Son günlerde Batı istihbaratının Esad rejimi karşıtı Özgür Suriye Ordusu'nu eğittiği yönünde haberlere dikkat çeken Hasan, bu gelişmenin Kosova ve Libya savaşlarına gidilen süreci akıllara getirdiğini kaydediyor. Suriye'de Batı öncülüğünde bir savaşın felaket olacağını, BM Güvenlik Konseyi'nden bir karar çıkmasının mümkün olmadığını, ne Arap Birliği'nin ne de ülke içindeki muhalif grupların bu yönde bir çağrılarının bulunduğunu vurgulayan Mehdi Hasan, şöyle devam ediyor:
''Esad'ın askerleri tarafından öldürülen cesur, silahsız ve idealist Suriye gençliği. Ancak yine de karamsar gv erçek Batı'nın kendilerine yardım etme olanağının çok sınırlı olduğu. Suriye'deki gelişmeleri dışarıdan kontrol edemeyiz, krizi çabuk sonlandıramayız da. Eğer Baasçılara karşı halk ayaklanması başarıya ulaşacaksa bütün tarafların, mezhep ve etnik grupların biraraya gelip kendi başlarına başarmaları gerek. Üzücü bir gerçek; ama Esad'ı devirmek bizim işimiz değil.''
İsrail'e insan hakları uyarısı
Financial Times, İsrail'de son dönemde artan bireysel hak ve özgürlükleri sınırlama girişimleri nedeniyle Binyamin Netenyahu hükümetini uyarıyor.

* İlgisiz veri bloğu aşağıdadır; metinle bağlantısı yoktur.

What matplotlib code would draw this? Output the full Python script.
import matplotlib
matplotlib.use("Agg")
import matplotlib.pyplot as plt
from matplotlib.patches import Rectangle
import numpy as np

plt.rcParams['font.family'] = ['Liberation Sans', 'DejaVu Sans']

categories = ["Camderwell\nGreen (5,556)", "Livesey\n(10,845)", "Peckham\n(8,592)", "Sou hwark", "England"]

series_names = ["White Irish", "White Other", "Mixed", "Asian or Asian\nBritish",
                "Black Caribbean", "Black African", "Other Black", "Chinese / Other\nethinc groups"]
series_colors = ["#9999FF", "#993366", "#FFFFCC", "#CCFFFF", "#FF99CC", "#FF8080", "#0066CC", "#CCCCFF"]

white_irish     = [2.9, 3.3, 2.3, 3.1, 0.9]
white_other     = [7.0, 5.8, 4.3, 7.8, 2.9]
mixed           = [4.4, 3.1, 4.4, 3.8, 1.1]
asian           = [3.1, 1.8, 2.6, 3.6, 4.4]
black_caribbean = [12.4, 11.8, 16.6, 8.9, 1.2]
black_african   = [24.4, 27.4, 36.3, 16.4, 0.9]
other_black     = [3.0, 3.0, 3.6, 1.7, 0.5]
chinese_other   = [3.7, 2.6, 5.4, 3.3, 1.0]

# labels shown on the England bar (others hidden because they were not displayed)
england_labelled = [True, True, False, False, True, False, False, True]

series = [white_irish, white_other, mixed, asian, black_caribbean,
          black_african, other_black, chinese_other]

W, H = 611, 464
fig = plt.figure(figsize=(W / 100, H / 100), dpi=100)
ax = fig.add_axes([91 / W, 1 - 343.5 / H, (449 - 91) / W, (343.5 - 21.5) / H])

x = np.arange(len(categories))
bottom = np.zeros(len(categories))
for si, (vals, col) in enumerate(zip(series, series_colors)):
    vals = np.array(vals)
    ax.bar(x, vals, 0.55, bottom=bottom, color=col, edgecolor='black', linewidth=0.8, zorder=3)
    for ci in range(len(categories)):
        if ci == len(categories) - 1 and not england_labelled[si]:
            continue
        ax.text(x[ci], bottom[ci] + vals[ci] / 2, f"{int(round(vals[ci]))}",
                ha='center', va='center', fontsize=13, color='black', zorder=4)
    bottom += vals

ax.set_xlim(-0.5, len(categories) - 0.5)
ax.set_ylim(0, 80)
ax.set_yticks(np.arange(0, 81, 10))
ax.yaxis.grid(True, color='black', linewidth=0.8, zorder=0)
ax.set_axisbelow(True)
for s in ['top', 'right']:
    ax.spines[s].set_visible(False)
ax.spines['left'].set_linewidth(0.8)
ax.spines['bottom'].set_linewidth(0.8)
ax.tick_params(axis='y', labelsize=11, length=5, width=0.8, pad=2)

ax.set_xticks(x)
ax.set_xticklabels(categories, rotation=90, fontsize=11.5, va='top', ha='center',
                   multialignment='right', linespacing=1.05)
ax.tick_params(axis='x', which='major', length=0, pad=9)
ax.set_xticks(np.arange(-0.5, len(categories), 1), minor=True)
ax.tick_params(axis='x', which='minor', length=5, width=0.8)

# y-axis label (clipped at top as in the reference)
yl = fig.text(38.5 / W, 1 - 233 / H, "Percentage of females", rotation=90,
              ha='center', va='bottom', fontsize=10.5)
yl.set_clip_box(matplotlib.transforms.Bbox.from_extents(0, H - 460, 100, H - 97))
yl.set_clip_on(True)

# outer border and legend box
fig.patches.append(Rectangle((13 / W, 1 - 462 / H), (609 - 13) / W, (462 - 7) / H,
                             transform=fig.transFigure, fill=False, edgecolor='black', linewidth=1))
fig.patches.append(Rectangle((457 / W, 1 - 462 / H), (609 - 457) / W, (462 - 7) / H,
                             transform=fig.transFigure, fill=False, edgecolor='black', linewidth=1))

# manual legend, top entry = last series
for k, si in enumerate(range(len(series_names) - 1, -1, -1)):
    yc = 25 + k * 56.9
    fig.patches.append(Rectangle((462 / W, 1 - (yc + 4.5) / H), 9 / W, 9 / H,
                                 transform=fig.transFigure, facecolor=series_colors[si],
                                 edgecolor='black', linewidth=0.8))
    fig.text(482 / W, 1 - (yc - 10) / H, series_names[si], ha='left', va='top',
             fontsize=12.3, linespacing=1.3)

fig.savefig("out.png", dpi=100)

Orta Doğu'da halkların kendilerini yavaşça baskıcı rejimlerin boyunduruğundan kurtarmakta olduklarını kaydeden gazete, ama İsrail'de pek de memnuniyet verici olmayan bir eğilimin ortaya çıktığını belirtiyor. Geçtiğimiz bir yıl içinde parlamentonun geçirdiği yasalardan üçünün sorunlu olduğunu vurguluyor Financial Times.
Birincisi, Filistinlilerin topraklarından sürülmelerini felaket olarak anan kuruluşların aldığı kamu kaynaklarının kesilmesi, ikincisi işgal altındaki topraklarda inşa edilen yerleşim merkezlerinin boykot edilmesi çağrısının cezalandırılması, üçüncüsü de İsrailli Arapların ayrımcılığa uğramalarına neden olabilecek yerleşim mevzuatı.

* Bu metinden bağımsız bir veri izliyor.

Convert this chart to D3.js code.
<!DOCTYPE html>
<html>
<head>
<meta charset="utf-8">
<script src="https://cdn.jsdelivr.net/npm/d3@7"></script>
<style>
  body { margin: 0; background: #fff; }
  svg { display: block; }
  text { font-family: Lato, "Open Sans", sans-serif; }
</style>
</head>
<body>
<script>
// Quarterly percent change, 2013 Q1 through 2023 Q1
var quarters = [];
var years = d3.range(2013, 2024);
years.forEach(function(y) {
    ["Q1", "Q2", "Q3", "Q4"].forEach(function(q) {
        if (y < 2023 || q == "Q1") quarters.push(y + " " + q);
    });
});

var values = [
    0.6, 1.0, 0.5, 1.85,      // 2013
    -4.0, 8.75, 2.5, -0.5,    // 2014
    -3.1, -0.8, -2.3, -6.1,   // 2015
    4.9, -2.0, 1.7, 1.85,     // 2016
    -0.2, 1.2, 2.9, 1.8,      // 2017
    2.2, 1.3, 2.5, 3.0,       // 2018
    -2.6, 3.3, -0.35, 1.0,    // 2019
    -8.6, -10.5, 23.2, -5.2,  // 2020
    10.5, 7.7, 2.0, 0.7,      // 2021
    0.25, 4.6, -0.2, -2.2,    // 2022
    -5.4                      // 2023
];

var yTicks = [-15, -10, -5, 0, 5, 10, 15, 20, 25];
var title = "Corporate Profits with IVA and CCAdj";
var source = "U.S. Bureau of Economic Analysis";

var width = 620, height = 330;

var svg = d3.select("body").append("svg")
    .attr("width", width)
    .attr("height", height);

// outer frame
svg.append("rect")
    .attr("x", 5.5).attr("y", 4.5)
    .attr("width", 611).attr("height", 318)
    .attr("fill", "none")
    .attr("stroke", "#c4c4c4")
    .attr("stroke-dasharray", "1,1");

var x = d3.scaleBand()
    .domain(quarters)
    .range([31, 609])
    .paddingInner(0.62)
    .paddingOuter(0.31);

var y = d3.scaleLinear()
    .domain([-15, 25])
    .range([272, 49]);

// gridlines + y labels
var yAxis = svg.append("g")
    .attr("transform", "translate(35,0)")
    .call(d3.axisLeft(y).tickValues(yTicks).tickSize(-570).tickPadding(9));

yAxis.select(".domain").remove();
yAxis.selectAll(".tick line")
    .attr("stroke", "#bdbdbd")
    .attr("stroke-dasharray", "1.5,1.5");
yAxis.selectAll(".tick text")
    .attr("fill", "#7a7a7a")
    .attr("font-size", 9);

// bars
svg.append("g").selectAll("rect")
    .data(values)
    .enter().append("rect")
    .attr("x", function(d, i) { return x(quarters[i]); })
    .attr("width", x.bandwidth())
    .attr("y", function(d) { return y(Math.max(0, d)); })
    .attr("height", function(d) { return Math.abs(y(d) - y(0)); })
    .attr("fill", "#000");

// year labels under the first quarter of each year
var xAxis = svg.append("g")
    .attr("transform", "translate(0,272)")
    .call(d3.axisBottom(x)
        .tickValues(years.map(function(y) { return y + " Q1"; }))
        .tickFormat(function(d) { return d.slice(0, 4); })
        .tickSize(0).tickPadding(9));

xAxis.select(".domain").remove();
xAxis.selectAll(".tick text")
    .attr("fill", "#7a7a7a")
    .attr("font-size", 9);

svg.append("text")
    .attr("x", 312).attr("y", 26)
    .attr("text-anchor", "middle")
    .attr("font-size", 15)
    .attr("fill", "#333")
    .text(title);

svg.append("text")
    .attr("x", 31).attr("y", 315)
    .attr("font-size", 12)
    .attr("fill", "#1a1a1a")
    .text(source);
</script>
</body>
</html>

Bu yasaların içerde Yahudilerle Araplar arasındaki gerilimi alevlendirebileceğini kaydeden gazete, Arap baharı sürecinde kendisine daha düşmanca bakan bir bölge oluştuğunu hatırlattığı İsrail'e Batı'yla ilişkilerini güçlendirmesi gerektiği, ama liberal değerlerini zayıflattığı izlenimi yaygınlaşırsa zaten Avrupa Birliği ve ABD'yle sorunlu bir dönemden geçen bağlarının daha da aşınacağı uyarında bulunuyor.

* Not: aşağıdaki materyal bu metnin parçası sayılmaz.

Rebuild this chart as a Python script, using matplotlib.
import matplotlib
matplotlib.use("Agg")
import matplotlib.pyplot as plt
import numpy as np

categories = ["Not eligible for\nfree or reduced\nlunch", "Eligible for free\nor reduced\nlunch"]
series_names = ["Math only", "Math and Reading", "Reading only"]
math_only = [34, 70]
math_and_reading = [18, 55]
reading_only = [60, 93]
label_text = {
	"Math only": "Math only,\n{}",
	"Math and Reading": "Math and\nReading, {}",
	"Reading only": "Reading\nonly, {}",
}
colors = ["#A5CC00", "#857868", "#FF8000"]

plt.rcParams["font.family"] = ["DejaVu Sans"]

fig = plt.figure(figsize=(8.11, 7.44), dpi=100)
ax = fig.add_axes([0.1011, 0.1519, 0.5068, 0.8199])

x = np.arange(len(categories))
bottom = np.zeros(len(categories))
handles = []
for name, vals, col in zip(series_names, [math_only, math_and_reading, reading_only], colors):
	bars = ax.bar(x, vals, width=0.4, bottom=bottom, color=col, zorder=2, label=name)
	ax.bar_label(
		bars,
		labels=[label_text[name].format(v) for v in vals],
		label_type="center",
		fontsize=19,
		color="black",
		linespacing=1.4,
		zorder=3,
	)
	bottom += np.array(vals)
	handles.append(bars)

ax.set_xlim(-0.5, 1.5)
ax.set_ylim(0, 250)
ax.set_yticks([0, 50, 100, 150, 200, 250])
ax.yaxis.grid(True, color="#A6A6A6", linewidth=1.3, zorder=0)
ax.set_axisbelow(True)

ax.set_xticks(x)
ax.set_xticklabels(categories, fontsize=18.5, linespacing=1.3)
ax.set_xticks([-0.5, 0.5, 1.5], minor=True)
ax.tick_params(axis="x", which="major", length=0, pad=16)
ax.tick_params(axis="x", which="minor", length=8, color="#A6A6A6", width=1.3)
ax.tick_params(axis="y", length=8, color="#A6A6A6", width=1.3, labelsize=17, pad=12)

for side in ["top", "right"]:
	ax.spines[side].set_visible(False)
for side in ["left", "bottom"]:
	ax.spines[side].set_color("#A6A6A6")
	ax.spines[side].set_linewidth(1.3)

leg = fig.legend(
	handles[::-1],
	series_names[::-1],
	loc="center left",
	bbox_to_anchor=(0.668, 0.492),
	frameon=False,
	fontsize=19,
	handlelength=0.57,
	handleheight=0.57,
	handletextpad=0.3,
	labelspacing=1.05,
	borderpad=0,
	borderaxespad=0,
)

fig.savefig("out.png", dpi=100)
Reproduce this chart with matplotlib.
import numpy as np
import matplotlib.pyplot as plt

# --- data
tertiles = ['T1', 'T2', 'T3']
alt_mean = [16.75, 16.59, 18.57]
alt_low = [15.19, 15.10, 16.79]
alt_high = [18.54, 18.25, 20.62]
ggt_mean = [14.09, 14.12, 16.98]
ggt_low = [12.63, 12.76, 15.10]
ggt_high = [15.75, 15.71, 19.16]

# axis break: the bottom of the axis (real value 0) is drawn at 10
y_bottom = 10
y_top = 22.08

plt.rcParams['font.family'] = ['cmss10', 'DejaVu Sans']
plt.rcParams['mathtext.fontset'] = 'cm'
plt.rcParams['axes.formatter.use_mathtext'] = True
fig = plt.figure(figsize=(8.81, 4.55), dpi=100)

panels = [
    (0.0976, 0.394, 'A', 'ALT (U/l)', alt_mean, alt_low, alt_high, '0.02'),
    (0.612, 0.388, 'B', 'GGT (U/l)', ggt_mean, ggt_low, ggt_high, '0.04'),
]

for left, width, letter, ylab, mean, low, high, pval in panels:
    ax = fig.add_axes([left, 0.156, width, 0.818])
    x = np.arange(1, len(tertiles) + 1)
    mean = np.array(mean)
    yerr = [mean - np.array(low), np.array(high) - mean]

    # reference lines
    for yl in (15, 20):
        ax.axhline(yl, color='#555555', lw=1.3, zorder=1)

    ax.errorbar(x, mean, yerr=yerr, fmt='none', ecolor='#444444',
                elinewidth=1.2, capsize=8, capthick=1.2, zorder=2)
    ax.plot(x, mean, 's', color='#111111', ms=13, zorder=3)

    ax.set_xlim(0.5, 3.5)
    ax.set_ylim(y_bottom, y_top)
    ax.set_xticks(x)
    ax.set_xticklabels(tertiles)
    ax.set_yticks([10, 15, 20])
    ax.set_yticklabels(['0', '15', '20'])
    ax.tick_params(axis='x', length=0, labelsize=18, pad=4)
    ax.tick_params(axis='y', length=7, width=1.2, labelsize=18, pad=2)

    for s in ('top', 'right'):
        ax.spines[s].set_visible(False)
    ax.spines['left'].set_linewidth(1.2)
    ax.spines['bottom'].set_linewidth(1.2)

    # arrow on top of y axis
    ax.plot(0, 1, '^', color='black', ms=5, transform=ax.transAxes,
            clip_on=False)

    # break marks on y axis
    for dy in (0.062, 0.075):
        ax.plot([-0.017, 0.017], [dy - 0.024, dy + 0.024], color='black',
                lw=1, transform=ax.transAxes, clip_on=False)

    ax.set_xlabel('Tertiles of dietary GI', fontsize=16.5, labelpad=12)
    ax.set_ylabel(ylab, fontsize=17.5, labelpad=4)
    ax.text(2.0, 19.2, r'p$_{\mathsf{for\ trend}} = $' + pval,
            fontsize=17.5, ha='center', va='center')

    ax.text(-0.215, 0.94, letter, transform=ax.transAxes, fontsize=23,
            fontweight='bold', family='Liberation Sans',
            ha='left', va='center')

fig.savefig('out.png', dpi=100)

Son dakikada iklim uzlaşması
Güney Afrika'nın Durban kentinde iki hafta süren iklim değişikliğiyle mücadele konferansının son dakikalarında varılan anlaşma gazetelerden geniş şekilde irdelenen gelişmelerden.
Guardian, varılan uzlaşmayla bağlayıcı hedefleri olan ve 2020 yılına kadar yürürlüğe girecek bir anlaşma hazırlıklarının başlayacağını belirterek, atmosfere en fazla karbon gazı salan ülkeler Çin, ABD ve Hindistan'ın uzlaşmanın parçası olmasının altını çiziyor.